After seeing "VOIP - Coming soon" for so many months, coupled with the vacancy 
of the
SoBu offices,  it shouldn't come as a surprise. Pity is that it ended up 
falling on the shoulders of 
its sole officer as Shane was a stand-up fellow, good programmer and always 
looked for ways for FOSS
to provide good deals.
I think the downturn, coupled with anemia as SD moved away from web development 
and more into ISP, proved more than it could handle.
Shane was a follower (distant subscriber) to this list and long-time Sovernet 
net-admin who, I'm sure,
would not leave people hanging w/out any recourse were it not for some good 
reason.
Aside: But, I'm sure 7days is glad they moved off of their SD/typo3 site:)

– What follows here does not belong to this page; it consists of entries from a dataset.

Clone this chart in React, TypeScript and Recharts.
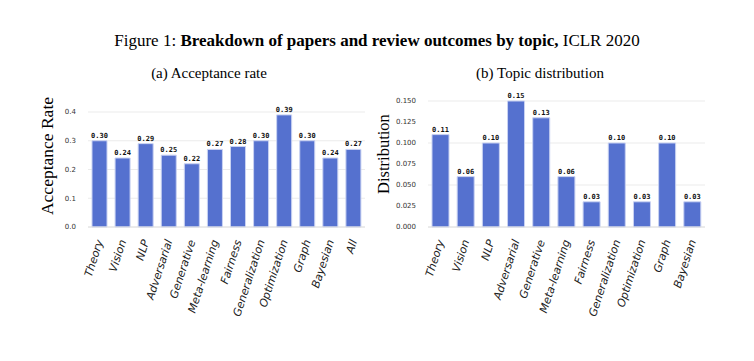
import { BarChart, Bar, XAxis, YAxis, CartesianGrid, LabelList } from 'recharts';

const topicsA = ['Theory', 'Vision', 'NLP', 'Adversarial', 'Generative', 'Meta-learning', 'Fairness', 'Generalization', 'Optimization', 'Graph', 'Bayesian', 'All'];
const acceptance = [0.30, 0.24, 0.29, 0.25, 0.22, 0.27, 0.28, 0.30, 0.39, 0.30, 0.24, 0.27];

const topicsB = ['Theory', 'Vision', 'NLP', 'Adversarial', 'Generative', 'Meta-learning', 'Fairness', 'Generalization', 'Optimization', 'Graph', 'Bayesian'];
const distribution = [0.11, 0.06, 0.10, 0.15, 0.13, 0.06, 0.03, 0.10, 0.03, 0.10, 0.03];

const ticksA = [0, 0.1, 0.2, 0.3, 0.4];
const ticksB = [0, 0.025, 0.05, 0.075, 0.1, 0.125, 0.15];

const dataA = topicsA.map((name, i) => ({ name, value: acceptance[i] }));
const dataB = topicsB.map((name, i) => ({ name, value: distribution[i] }));

const BAR = '#5571cf';
const SERIF = '"Liberation Serif", "Times New Roman", serif';
const SANS = '"DejaVu Sans", sans-serif';

function RotatedTick({ x, y, payload }: any) {
  return (
    <text
      transform={`translate(${x},${y + 5}) rotate(-72)`}
      textAnchor="end"
      dy="0.35em"
      fontSize={11}
      fontStyle="italic"
      fontFamily={SANS}
      fill="#222"
    >
      {payload.value}
    </text>
  );
}

function Panel({ data, ticks, max, digits, height, top }: any) {
  return (
    <BarChart
      width={345}
      height={height}
      data={data}
      margin={{ top, right: 10, left: 28, bottom: 8 }}
      barCategoryGap={4}
    >
      <CartesianGrid vertical={false} stroke="#ebebeb" />
      <XAxis
        dataKey="name"
        interval={0}
        height={95}
        tickLine={false}
        axisLine={{ stroke: '#e0e0e0' }}
        tick={<RotatedTick />}
      />
      <YAxis
        width={30}
        domain={[0, max]}
        ticks={ticks}
        axisLine={false}
        tickLine={false}
        tickMargin={6}
        tickFormatter={(v: number) => v.toFixed(digits)}
        tick={{ fontSize: 7, fill: '#333', fontFamily: SANS }}
      />
      <Bar dataKey="value" fill={BAR} stroke="#c9d2f2" strokeWidth={1} isAnimationActive={false}>
        <LabelList
          dataKey="value"
          position="top"
          offset={3}
          formatter={(v: number) => v.toFixed(2)}
          style={{ fontSize: 7, fill: '#111', fontFamily: '"DejaVu Sans Mono", monospace', fontWeight: 'bold' }}
        />
      </Bar>
    </BarChart>
  );
}

export default function App() {
  return (
    <div style={{ position: 'absolute', left: 0, top: 0, width: 754, height: 361, background: '#fff', fontFamily: SERIF, color: '#000' }}>
      <div style={{ position: 'absolute', top: 31, left: 0, width: 754, textAlign: 'center', fontSize: 17 }}>
        Figure 1: <b>Breakdown of papers and review outcomes by topic,</b> ICLR 2020
      </div>
      <div style={{ position: 'absolute', top: 65, left: 109, width: 200, textAlign: 'center', fontSize: 15 }}>
        (a) Acceptance rate
      </div>
      <div style={{ position: 'absolute', top: 65, left: 440, width: 200, textAlign: 'center', fontSize: 15 }}>
        (b) Topic distribution
      </div>
      <div style={{ position: 'absolute', left: 47, top: 156, width: 0, height: 0 }}>
        <div style={{ position: 'absolute', transform: 'translate(-50%, -50%) rotate(-90deg)', whiteSpace: 'nowrap', fontSize: 17.5 }}>
          Acceptance Rate
        </div>
      </div>
      <div style={{ position: 'absolute', left: 384, top: 154, width: 0, height: 0 }}>
        <div style={{ position: 'absolute', transform: 'translate(-50%, -50%) rotate(-90deg)', whiteSpace: 'nowrap', fontSize: 16.5 }}>
          Distribution
        </div>
      </div>
      <div style={{ position: 'absolute', left: 30, top: 90 }}>
        <Panel data={dataA} ticks={ticksA} max={0.4} digits={1} height={240} top={22} />
      </div>
      <div style={{ position: 'absolute', left: 370, top: 80 }}>
        <Panel data={dataB} ticks={ticksB} max={0.15} digits={3} height={250} top={21} />
      </div>
    </div>
  );
}
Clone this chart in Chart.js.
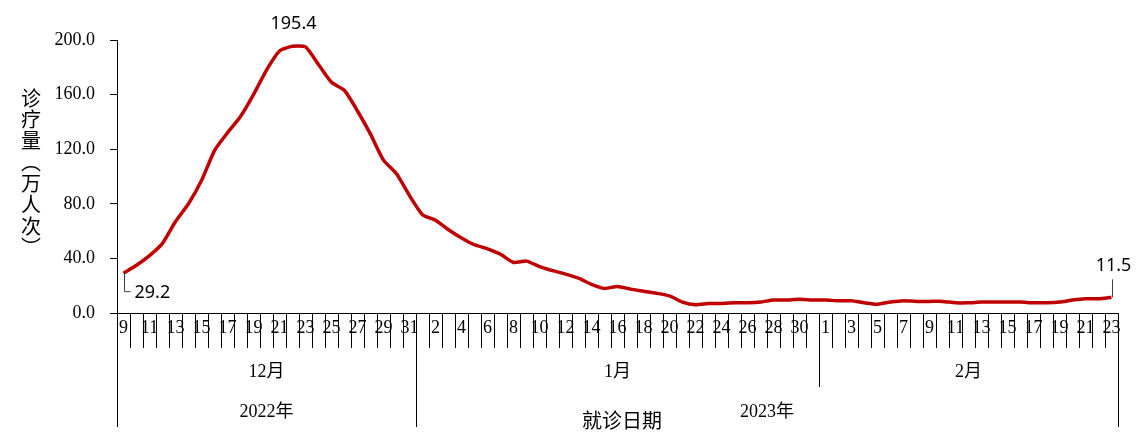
<!DOCTYPE html>
<html>
<head>
<meta charset="utf-8">
<script src="https://cdn.jsdelivr.net/npm/chart.js@4/dist/chart.umd.min.js"></script>
<style>
  html, body { margin: 0; padding: 0; background: #fff; }
  #wrap { width: 1140px; height: 446px; }
</style>
</head>
<body>
<div id="wrap"><canvas id="c"></canvas></div>
<script>
// Días mostrados por mes (9 dic 2022 – 23 feb 2023)
const decDays = [9,10,11,12,13,14,15,16,17,18,19,20,21,22,23,24,25,26,27,28,29,30,31];
const janDays = [1,2,3,4,5,6,7,8,9,10,11,12,13,14,15,16,17,18,19,20,21,22,23,24,25,26,27,28,29,30,31];
const febDays = [1,2,3,4,5,6,7,8,9,10,11,12,13,14,15,16,17,18,19,20,21,22,23];
const monthLabels = ["12月", "1月", "2月"];
const monthYear = [0, 1, 1];
const yearLabels = ["2022年", "2023年"];
const yTicks = [0, 40, 80, 120, 160, 200];

// 诊疗量（万人次）
const dec = [29.2,35,42,51,67,80,97,119,132,144,160,178,192,195.4,195,182,169,163,148,131,112,102,86];
const jan = [72,68,61,55,50,47,43,37,38,34,31,28.5,25.5,21,18,19.5,17.5,16,14.5,12.5,8,6,7,7,7.5,7.5,8,9.5,9.5,10,9.5];
const feb = [9.5,9,9,7.5,6.5,8,9,8.5,8.5,8.5,7.5,7.5,8,8,8,8,7.5,7.5,8,9.5,10.5,10.5,11.5];

const monthDays = [decDays, janDays, febDays];
const labels = [].concat(decDays, janDays, febDays).map(String);
const values = [].concat(dec, jan, feb);

const SERIF = '"Liberation Serif", "Noto Sans CJK SC", serif';
const SANS = '"Noto Sans", "Noto Sans CJK SC", sans-serif';

// Eje x de tres niveles, título vertical y etiquetas de datos
const decoraciones = {
  id: "decoraciones",
  afterDraw(chart) {
    const ctx = chart.ctx;
    const xs = chart.scales.x, ys = chart.scales.y;
    const half = (xs.getPixelForValue(1) - xs.getPixelForValue(0)) / 2;
    const top = chart.chartArea.bottom;
    ctx.save();
    ctx.fillStyle = "#000";
    ctx.strokeStyle = "#000";
    ctx.lineWidth = 1;
    ctx.textAlign = "center";
    ctx.textBaseline = "middle";

    // días (uno sí, uno no)
    ctx.font = "18px " + SERIF;
    labels.forEach((l, i) => {
      if (i % 2 === 0) ctx.fillText(l, xs.getPixelForValue(i), top + 15);
    });

    // meses y años
    let start = 0;
    const yearSpan = {};
    monthDays.forEach((days, m) => {
      const end = start + days.length - 1;
      const x0 = xs.getPixelForValue(start) - half;
      const x1 = xs.getPixelForValue(end) + half;
      ctx.font = "18px " + SERIF;
      ctx.fillText(monthLabels[m], (x0 + x1) / 2, top + 59);
      const y = monthYear[m];
      const newYear = m === 0 || monthYear[m - 1] !== y;
      const xl = Math.round(x0) + 0.5;
      ctx.beginPath();
      ctx.moveTo(xl, top);
      ctx.lineTo(xl, newYear ? top + 114 : top + 74);
      ctx.stroke();
      yearSpan[y] = yearSpan[y] || [x0, x1];
      yearSpan[y][1] = x1;
      start = end + 1;
    });
    const xr = Math.round(xs.getPixelForValue(labels.length - 1) + half) + 0.5;
    ctx.beginPath();
    ctx.moveTo(xr, top);
    ctx.lineTo(xr, top + 114);
    ctx.stroke();
    yearLabels.forEach((l, y) => {
      const s = yearSpan[y];
      ctx.fillText(l, (s[0] + s[1]) / 2, top + 99);
    });

    // título del eje x
    ctx.font = "20px " + SANS;
    ctx.fillText("就诊日期", 622, top + 109);

    // título vertical del eje y
    ctx.font = "20px " + SANS;
    const titulo = ["诊", "疗", "量", "︵", "万", "人", "次", "︶"];
    titulo.forEach((ch, k) => ctx.fillText(ch, 31, 100 + k * 21.3));

    // etiquetas de datos
    ctx.font = "18px " + SANS;
    const iMax = values.indexOf(Math.max(...values));
    ctx.fillText(values[iMax].toFixed(1), xs.getPixelForValue(iMax) + 1, ys.getPixelForValue(values[iMax]) - 22);

    ctx.strokeStyle = "#404040";
    let px = Math.round(xs.getPixelForValue(0)) + 0.5;
    let py = ys.getPixelForValue(values[0]);
    ctx.beginPath();
    ctx.moveTo(px, py);
    ctx.lineTo(px, py + 18.5);
    ctx.lineTo(px + 6, py + 18.5);
    ctx.stroke();
    ctx.textAlign = "left";
    ctx.fillText(values[0].toFixed(1), px + 10, py + 20);

    const n = values.length - 1;
    px = Math.round(xs.getPixelForValue(n)) + 0.5;
    py = ys.getPixelForValue(values[n]);
    ctx.beginPath();
    ctx.moveTo(px, py);
    ctx.lineTo(px, py - 18);
    ctx.stroke();
    ctx.textAlign = "center";
    ctx.fillText(values[n].toFixed(1), px + 1, py - 31);
    ctx.restore();
  }
};

new Chart(document.getElementById("c"), {
  type: "line",
  data: {
    labels: labels,
    datasets: [{
      data: values,
      borderColor: "#C00000",
      borderWidth: 3.5,
      pointRadius: 0,
      tension: 0.2,
      fill: false,
    }],
  },
  options: {
    responsive: true,
    maintainAspectRatio: false,
    animation: false,
    layout: { padding: { top: 40, right: 22, left: 0, bottom: 0 } },
    plugins: { legend: { display: false }, tooltip: { enabled: false } },
    scales: {
      x: {
        type: "category",
        offset: true,
        afterFit: (s) => { s.height = 133; },
        grid: { offset: true, drawOnChartArea: false, drawTicks: true, tickLength: 35, color: "#000", lineWidth: 1 },
        border: { color: "#000", width: 1 },
        ticks: { display: false, autoSkip: false },
      },
      y: {
        min: 0,
        max: 200,
        afterFit: (s) => { s.width = 117; },
        afterBuildTicks: (s) => { s.ticks = yTicks.map((v) => ({ value: v })); },
        grid: { drawOnChartArea: false, drawTicks: true, tickLength: 7, color: "#000" },
        border: { color: "#000", width: 1 },
        ticks: {
          color: "#000",
          padding: 15,
          font: { family: SERIF, size: 18 },
          callback: (v) => Number(v).toFixed(1),
        },
      },
    },
  },
  plugins: [decoraciones],
});
</script>
</body>
</html>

On Thursday 12 March 2009, Josh Sled wrote:
> Stanley Brinkerhoff <[email protected]> writes:
> > “We’d received an email about a month ago, telling us they were going to 
> > close on Friday the 13th,” said Bethany Silva, the technology coordinator 
> > for King Street Youth Center. “They shut down on
> > Monday.”
> >
> > .... Caught off guard?  I mean sure -- 5 days early -- but they had a 
> > months notice.  When were they going to think about moving their site?  
> > Next week?
> >
> > That being said -- this article humorously trivializes the effect (150 
> > businesses with no online presence is mentioned over half way into the 
> > article) while tries to make a huge issue from the
> > "lost gigabytes"!!. 
> >
> > Sigh.  Non-techs should ask for help with their tech stories. 
> 
> Perhaps it took those same non-techies who were customers of Silicon
> Dairy more than 24 days to find and establish a relationship with a
> techie to could even begin to start working on the migration of their
> "working without issue since 2001" site.
> 
> I've tried to "move" personal/organizational sites in my spare time
> (such as VAGUE's, in fact, recently), and it can easily take weeks of
> lag time, even with concentrated effort at times.  And a non-techie
> business relying on semi-techie help for their online presence can take
> at least as long.
> 
> Also, does "no online presence" really mean "customer that doesn't have
> a website, but relied on «[email protected] for inbound and
> outbound email"?  Cause I've seen a number of places that advertise
> emails like that online and in newspapers … I bet those addresses aren't
> getting forwarded tomorrow, before updates can be widely dispersed.